= Henry Balneavis =

New Zealand soldier and public servant

Henry Colin Balneavis (15 March 1818 - 26 August 1876) was a New Zealand soldier and public servant.

He was born in Ghent, United Kingdom of the Netherlands, the son of Lieutenant-General Henry Balneavis, a British Army officer and colonel commandant of the 65th Regiment. At the age of 19, he was granted a commission in the 58th Regiment, which brought him to New Zealand in 1846. He played key roles on the British side of the New Zealand Wars until 1858, when he retired on half-pay with the New Zealand War Medal and a grant of land at Maraetai, and again from 1862 to 1864 during which he was made a lieutenant-colonel.

Balneavis married Meri Makarina Hineahua (of Te Whakatōhea) and had six children: Hemaima, Louisa Hineiahua, Henry, Georgina, John Henry, and Mary. Hemaima, or Jemima, married John Shera, while John Henry's son was Te Raumoa Balneavis.
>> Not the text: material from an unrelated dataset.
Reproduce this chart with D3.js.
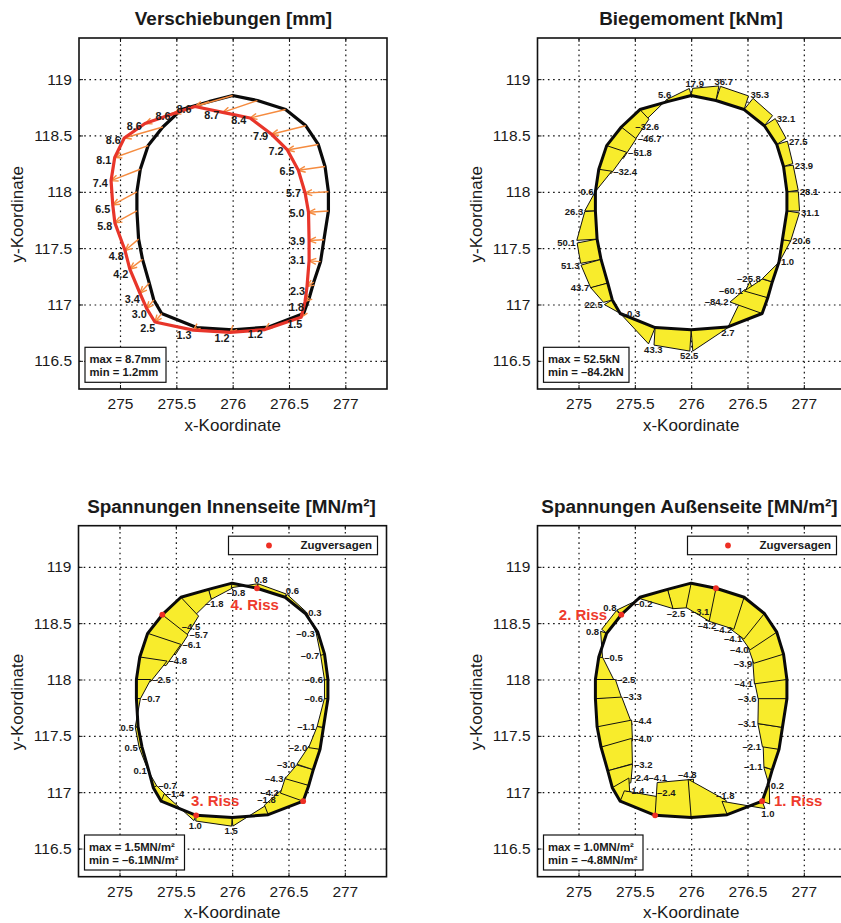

He contested the 1858 Pensioner Settlements by-election, but was beaten by Captain Symonds. Later he became Sheriff of Auckland as well as returning officer, and was the Italian Consul: as well as English he could also speak Italian, Arabic, Maltese, French, and Māori. At the time of his death he was especially remembered as the first violin of the Choral Society.